Anyone who is a parent has no right to judge her. There is a way to co sleep and have it be safe. I also agree with her on the no cry it out method. I don’t like it and never did it with my child. She has a good approach to parenting in my books!

seabot on

liltexan, then your agency is incredibly negligent in reporting these incidents, because there are very, very few recorded incidents of a parent rolling onto a baby unless drugs or alcohol are involved.

Deborah on

I co sleep with my boys…and it’s safe if you and your husband are light sleepers. I put my babies on their sleeping pad with sides and position it near my headboard/head area.
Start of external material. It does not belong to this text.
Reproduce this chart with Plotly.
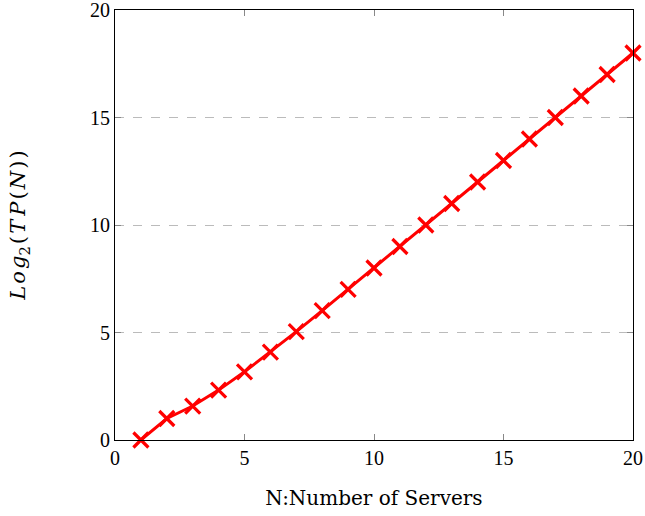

WE all slept better and stayed asleep longer.

Laurie on her way.

Dee on

We co-slept with our first baby and once our twins came along we said “never again”. As much as I love my children, my bed is for me and my hubby, and an occasional sick or scared kid, but I would never co sleep again. I didn’t sleep well, My marriage suffered, and quite honestly our baby started sleeping better once he was in his own bed. To each their own, but it’s definitely not for me!

Ariel on

Love this article.

Pam on

Co-sleeping is nothing new. Years ago many parents co-sleep with their kids as long as keep it safe.

Anonymous on

I think it’s important to keep culture differences in mind here, too. Milla is from the Ukraine originally and they likely have a slightly different way of child-rearing than we have here in the U.S.! 🙂

Anonymous on

Um her old daughter is 7 years old kinda little old co-sleeping with her parents.

mypiecesandbits on

Man, the mommy wars really are never going to stop are they? There really is a simple solution here. If you agree with co-sleeping and it works for you, do it. If you disagree with the practice, don’t. There is no need to verbally bash other women, call each other names, and be mean. Just accept that everyone is going to feel something different. I’m not right and you’re not wrong, its whatever works for each individual person.

Bee on

Having the baby in the bedroom, absolutely. Having the baby in the bed?? Bad idea.